The aggressive REA program pitted neighbor against neighbor and insisted that any farm or wind electric plant equipment was removed or made inoperative for bogus “safety” reasons. In the process, REA destroyed an entire industry of more than 170 primary manufacturers and several hundred secondary manufacturers, plus sales and service organizations, which operated successfully and even grow in a vibrant free market during the Great Depression. Along with the losses of tens of thousands of jobs, the small-town manufacturers and retailers disappeared and energy dollars flowed out of these towns to the electric power monopolies in the urban centers.

Wind enthusiast Wilson Clark provided this account.

The American windmill industry continued to grow in the early twentieth century, until other sources of power invaded the prairies. In the 1920s, companies began to develop wind-powered electric generators. By the 1930s, the death knell was sounded for wind machines of both the water-pumping and the electric-generating variety [by] the Rural Electrification Administration (REA) [which] . . . provide[d] federally subsidized power to America’s farmers in regions remote from privately financed power plants.

Conclusion

As economist and classical-liberal historian Richard Ebeling concluded, the proposed Green New Deal would be a giant leap on the road to serfdom. It would create the distortions and conflicts that would engender more of the same. Its slow-motion attack on wealth creation to subsidize the inefficient and a growing class of cronies would spiral the United States toward a present-day Venezuela.

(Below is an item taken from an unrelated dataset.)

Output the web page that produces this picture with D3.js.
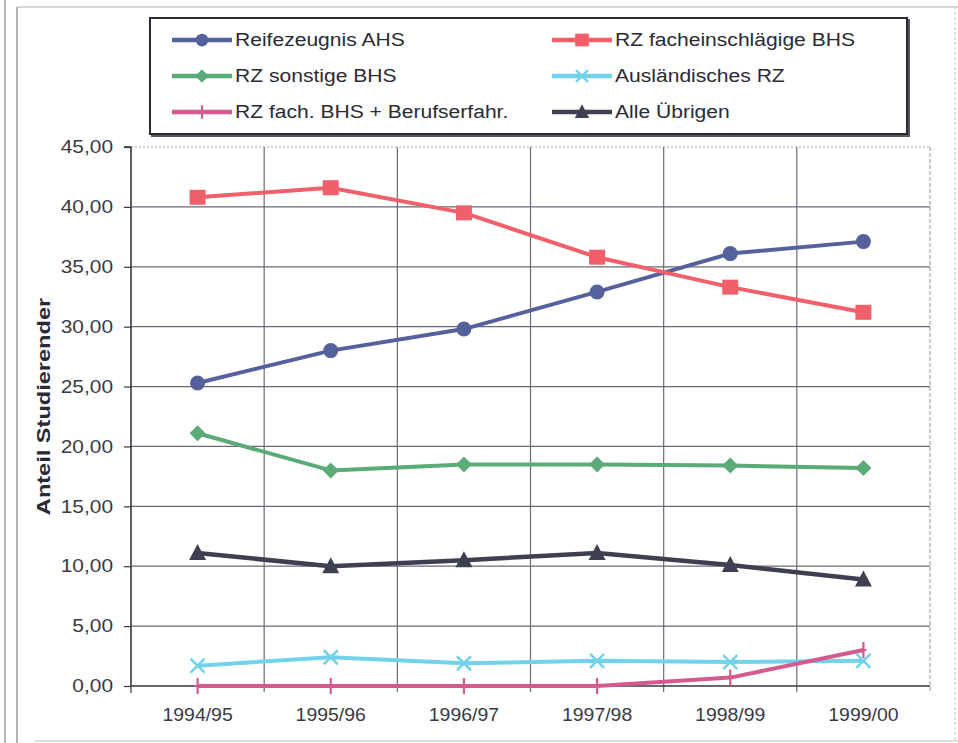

Indeed, the same intellectuals and politicians behind the Green New Deal are predisposed to a new social order that was supposed to come with Chavez/Maduro. “The larger lesson of Venezuela’s catastrophe should be learned,” wrote Bret Stephens in the New York Times. “Twenty years of socialism, cheered by Corbyn, Klein, Chomsky and Co., led to the ruin of a nation.”

A basic understanding of economics and history should lead to a rejection of both the actual New Deal and a prospective Green New Deal.